Different ways to ease conflict.
May 2018 – Jonathan Golden’s list of the 10 conflict resolution lessons he gleaned from the peace process in Northern Ireland includes this one, at No. 9: “The end is just the beginning. The hard work begins the day after the peace accord is signed.”
The difficulty of that work was apparent during the annual Shirley Sugerman Interfaith Forum at Drew University, which featured two men deeply involved in the reconciliation effort: Laurence McKeown, a former Irish Republican Army soldier turned author and playwright, and Tom Kelly, an artist from Derry whose large-scale murals illuminate the walls—literal and figurative—that still divide his scarred city.
Moderated by Golden, director of Drew’s Center on Religion, Culture and Conflict, the forum was part of the two-day Dean Hopper Conference, an annual symposium on history and culture presented by Drew’s Caspersen School of Graduate Studies. This year’s theme was, “An Island at the Center of the World: Reconsidering Ireland’s Role on the Global Stage” and other speakers included Anna McGillicuddy, deputy consul general of Ireland.
Twenty years have passed since the historic Good Friday Agreement in 1998 ostensibly ended “The Troubles,” an era of protest and bitter sectarian violence that began in 1968 and left deep wounds across Northern Ireland.
McKeown, who spoke via video conference, spent more than half of that period behind bars.

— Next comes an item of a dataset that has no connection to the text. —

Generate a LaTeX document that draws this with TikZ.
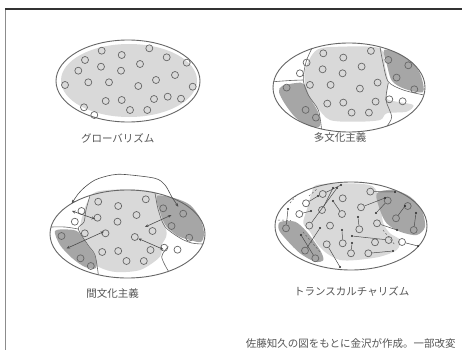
\documentclass[tikz,border=0pt]{standalone}
\usepackage{fontspec}
\newfontfamily\jp{Noto Sans CJK JP}
\usetikzlibrary{arrows.meta}
\definecolor{lg}{HTML}{D9D9D9}
\definecolor{dg}{HTML}{A6A6A6}
\definecolor{ol}{HTML}{666666}
\definecolor{tx}{HTML}{555555}
\def\circs{1/101.7/50.7, 2/149.3/48.3, 3/121.7/55, 4/85/60, 5/166.7/57.3, 6/186.7/62.7, 7/101/66.7, 8/140/64, 9/78.3/70.7, 10/121/70.7, 11/175/75, 12/156/80, 13/65/85, 14/88.3/82.3, 15/109/82.3, 16/138.3/86, 17/192.7/86.7, 18/105.7/101, 19/121.7/100, 20/154/99, 21/167.7/96.7, 22/181/98.7, 23/84/107.3, 24/130/110, 25/147.3/110, 26/94.3/115}
\begin{document}
\begin{tikzpicture}[x=1pt,y=-1pt,
 outer/.style={draw=ol,line width=0.9pt},
 bound/.style={draw=ol,line width=0.6pt},
 circ/.style={circle,draw=ol,line width=0.7pt,minimum size=7pt,inner sep=0pt},
 lbl/.style={font=\jp\fontsize{10.5}{12}\selectfont,text=tx,inner sep=0pt},
 arr/.style={draw=black!70,line width=0.6pt,{Stealth[length=3.5pt,width=3pt]}-{Stealth[length=3.5pt,width=3pt]}},
 lnk/.style={draw=black!70,line width=0.5pt},
 dotn/.style={circle,fill=black!85,inner sep=0pt,minimum size=2.2pt},
 dsh/.style={draw=black!60,line width=0.5pt,dash pattern=on 2pt off 2pt}]
\useasboundingbox (0,0) rectangle (462,350);
\fill[white] (0,0) rectangle (462,350);
% frame
\draw[draw=black!45,line width=1.5pt] (5.7,8.5) -- (5.7,350);
\draw[draw=black!80,line width=1.2pt] (5,9) -- (462,9);

% ===== Ellipse 1: Globalism
\fill[lg] (129,80.5) ellipse [x radius=68pt, y radius=36.5pt];
\draw[outer] (128,81) ellipse [x radius=72pt, y radius=41pt];
\foreach \i/\x/\y in \circs {\node[circ] (a\i) at (\x,\y) {};}
\node[lbl] (la) at (117.7,138.3) {グローバリズム};

% ===== Ellipse 2: Multiculturalism
\fill[lg] plot[smooth cycle] coordinates {(316.7,50)(340,46.7)(380,48.3)(385,66.7)(388.3,83.3)(386.7,98.3)(396.7,101.7)(413.3,105)(406.7,111.7)(386.7,113.3)(380,120)(356.7,121.7)(330,120)(316.7,106.7)(306.7,93.3)(305,70)};
\fill[dg] plot[smooth cycle] coordinates {(282,86)(296,83)(304,84)(310,98)(318,112)(320,126)(310,126)(296,118)(285,104)(279,92)};
\fill[dg] plot[smooth cycle] coordinates {(384,50)(398,53)(413,63)(421,76)(423,92)(405,89)(392,81)(387,65)};
\draw[bound] plot[smooth] coordinates {(311.7,48.7)(306,62)(303.3,80)(308.3,95)(318.3,110)(321.5,129)};
\draw[bound] plot[smooth] coordinates {(303.3,80)(290,80.5)(273.6,81.7)};
\draw[bound] plot[smooth] coordinates {(380,46.9)(383,63)(388.3,81.7)(403.3,90)(423.9,95)};
\draw[bound] plot[smooth] coordinates {(388.3,83)(386,100)(391.7,116.7)(387,126)};
\draw[outer] (349,87.5) ellipse [x radius=76pt, y radius=44.5pt];
\begin{scope}[shift={(221.6,2.6)}]
\foreach \i/\x/\y in \circs {\node[circ] (b\i) at (\x,\y) {};}
\end{scope}
\node[lbl] (lb) at (340.2,137.5) {多文化主義};

% ===== Ellipse 3: Interculturalism
\fill[lg] plot[smooth cycle] coordinates {(96.7,191.7)(130,189.3)(156.7,193.3)(160,210)(166.7,233.3)(161.7,245)(160,256.7)(140,270)(113.3,271.7)(93.3,263.3)(81.7,243.3)(80,226.7)(86.7,203.3)};
\fill[dg] plot[smooth cycle] coordinates {(55,231)(68,229.5)(78.3,232)(88,246)(95,256)(96,268)(85,267)(72,258)(60,245)};
\fill[dg] plot[smooth cycle] coordinates {(157,196)(175,198.3)(190,205)(200,218)(204,233)(201,242)(190,240)(178,236)(166,226)(160,212)};
\draw[bound] plot[smooth] coordinates {(90,195.5)(86,210)(84,222)(78.3,229)(88,245)(95,255)(98.3,274.5)};
\draw[bound] plot[smooth] coordinates {(78.3,229)(65,227)(51,227)};
\draw[bound] plot[smooth] coordinates {(155,192.9)(158.3,210)(165,226.7)(180,238)(191.7,243)(203,244)};
\draw[bound] plot[smooth] coordinates {(168.3,246.5)(161.7,256.7)(168.3,271)};
\draw[outer] (127.5,234) ellipse [x radius=77.5pt, y radius=44pt];
\begin{scope}[shift={(-3.5,151)}]
\foreach \i/\x/\y in \circs {\node[circ] (c\i) at (\x,\y) {};}
\end{scope}
\coordinate (ar1) at (71.7,203.3);
\coordinate (ar2) at (178.3,206.7);
\draw[arr] plot[smooth] coordinates {(ar1)(81.7,190)(95,180)(111.7,175)(125,174.5)(155,178.3)(165,185)(171.7,196.7)(ar2)};
\coordinate (p1) at (72,211); \coordinate (q1) at (95,219);
\coordinate (p2) at (104,231.5); \coordinate (q2) at (66.5,248.5);
\coordinate (p3) at (171.5,215); \coordinate (q3) at (145,227);
\coordinate (p4) at (163.5,249.5); \coordinate (q4) at (138.3,238.5);
\draw[arr] (p1) -- (q1);
\draw[arr] (p2) -- (q2);
\draw[arr] (p3) -- (q3);
\draw[arr] (p4) -- (q4);
\node[lbl] (lc) at (112.5,293.3) {間文化主義};

% ===== Ellipse 4: Transculturalism
\fill[lg] plot[smooth cycle] coordinates {(316.7,185)(350,183.3)(373.3,186.7)(380,203.3)(383.3,223.3)(390,233.3)(400,240)(396.7,250)(380,256.7)(356.7,260)(340,260)(326.7,253.3)(316.7,243.3)(310,231.7)(303.3,223.3)(306.7,210)(311.7,193.3)};
\fill[dg] plot[smooth cycle] coordinates {(280,222)(295,221.7)(306.7,231.7)(320,250)(323.3,260)(315,261.7)(300,253.3)(286.7,240)(279,230)};
\fill[dg] plot[smooth cycle] coordinates {(376.7,193.3)(393.3,190)(410,196.7)(421.7,210)(425,226.7)(416.7,235)(400,231.7)(386.7,223.3)(380,210)};
\draw[dsh] (278,220) -- (291,220.5);
\draw[dsh] (309,196) -- (317,189);
\draw[dsh] (303,232) -- (321,253);
\draw[dsh] (383,230) -- (395,245);
\draw[dsh] (290,203) -- (296,196);
\draw[outer] (351,226) ellipse [x radius=76pt, y radius=44pt];
\begin{scope}[shift={(221,143.3)}]
\foreach \i/\x/\y in \circs {\node[circ] (d\i) at (\x,\y) {};}
\end{scope}
\foreach \c/\x/\y [count=\k] in {1/341/185, 4/318/196, 7/333/188, 10/333/201, 9/311/211, 13/288/209, 26/301/235, 23/320/228, 18/340/267, 16/358/217, 19/342/230, 2/395/192, 8/385/198, 12/397/230, 11/405/206, 17/416/213, 21/352/236, 25/393/251, 5/376/213, 24/352/243, 14/337/188, 22/418/246}
 {\node[dotn] (t\k) at (\x,\y) {}; \draw[lnk] (d\c) -- (t\k);}
\node[lbl] (ld) at (351.7,291.7) {トランスカルチャリズム};

% caption
\node[lbl] (cap) at (350.8,343.3) {佐藤知久の図をもとに金沢が作成。一部改変};
\end{tikzpicture}
\end{document}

At 17, as a fresh IRA volunteer, he ambushed a vehicle carrying members of the Royal Ulster Constabulary—the police force of Northern Ireland—slightly wounding one of the men. The solo attack later led to a life sentence for attempted murder and bombing offenses and a daily struggle for survival in the infamous Maze Prison west of Belfast.
In 1981, McKeown joined in the hunger strikes in which Bobby Sands and nine other IRA prisoners died. McKeown himself went 70 days without eating, but when he slipped into a coma his distraught mother gained power of attorney over his care and authorized his intravenous feeding. “You did what you had to do, and I did what I had to do,” she told him.
After his early release in 1992, McKeown earned a doctorate in sociology. Since the peace accord, he has helped fellow ex-prisoners re-integrate society and has written plays, screenplays and books based on the personal struggles of people on both sides of the conflict. Question-and-answer sessions held after his plays can last longer than the performances themselves, he said. While these conversations can be strained, McKeown believes they’re an important first step toward a wider dialogue that has yet to occur in Northern Ireland.
“What I’ve found in general is that those people who were involved in the conflict … those who were in prison, those who had loved ones killed, those who were injured themselves are usually much more willing to engage in conversations than those who were less impacted,” he said.
Kelly, too, has been struck by the gulf that still exists between Catholic republicans and Protestant unionists.
The violence may have subsided, he noted, but like Palestinians and Israelis on opposite sides of the West Bank security barrier, in Derry and elsewhere in Northern Ireland, the groups have little social interaction.
The 12 murals Kelly and his fellow Bogside Artists have painted in Derry, collectively known as “The People’s Gallery,” attempts to bridge that divide, depicting key events of the conflict, from both points of view. “It is everyone’s story,” Kelly explained. “We’ve all been affected by this.”